## EXERCISE
Every line below that holds the string "this" should be copied out.

## RECORDED DATA
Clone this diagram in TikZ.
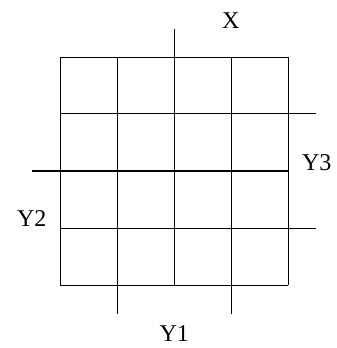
\documentclass[tikz,border=0pt]{standalone}
\usepackage{fontspec}
\setmainfont{Liberation Serif}
\usepackage{tikz}
\usetikzlibrary{positioning}

\begin{document}
\begin{tikzpicture}[
  font=\fontsize{12}{14}\selectfont,
  cell/.style={line width=0.5pt},
  lbl/.style={inner sep=1pt},
]
\useasboundingbox (-1.058,-1.105) rectangle (4.854,5.0);
% --- 4x4 map -------------------------------------------------------------
\draw[cell] (0,0) grid (4,4);
% --- variable bars ---------------------------------------------------------
\draw[cell] (2,4) -- (2,4.49);
\draw[cell] (4,3) -- (4.49,3);
\draw[cell] (4,1) -- (4.49,1);
\draw[cell] (0,2) -- (-0.5,2);
\draw[cell] (1,0) -- (1,-0.5);
\draw[cell] (3,0) -- (3,-0.5);
% --- labels ----------------------------------------------------------------
\node[lbl] (x) at (2.99,4.64) {X};
\node[lbl] (y3) at (4.5,2.14) {Y3};
\node[lbl] (y2) at (-0.5,1.16) {Y2};
\node[lbl] (y1) at (2,-0.86) {Y1};
\end{tikzpicture}
\end{document}
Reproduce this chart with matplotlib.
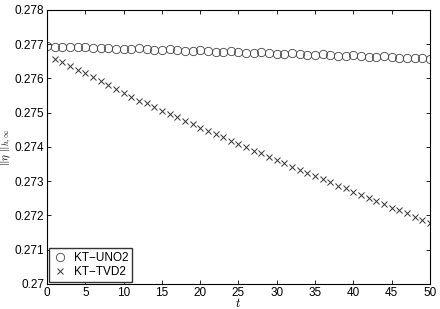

## COMPLETE ANSWER
Clone this diagram in TikZ.
Reproduce this chart with matplotlib.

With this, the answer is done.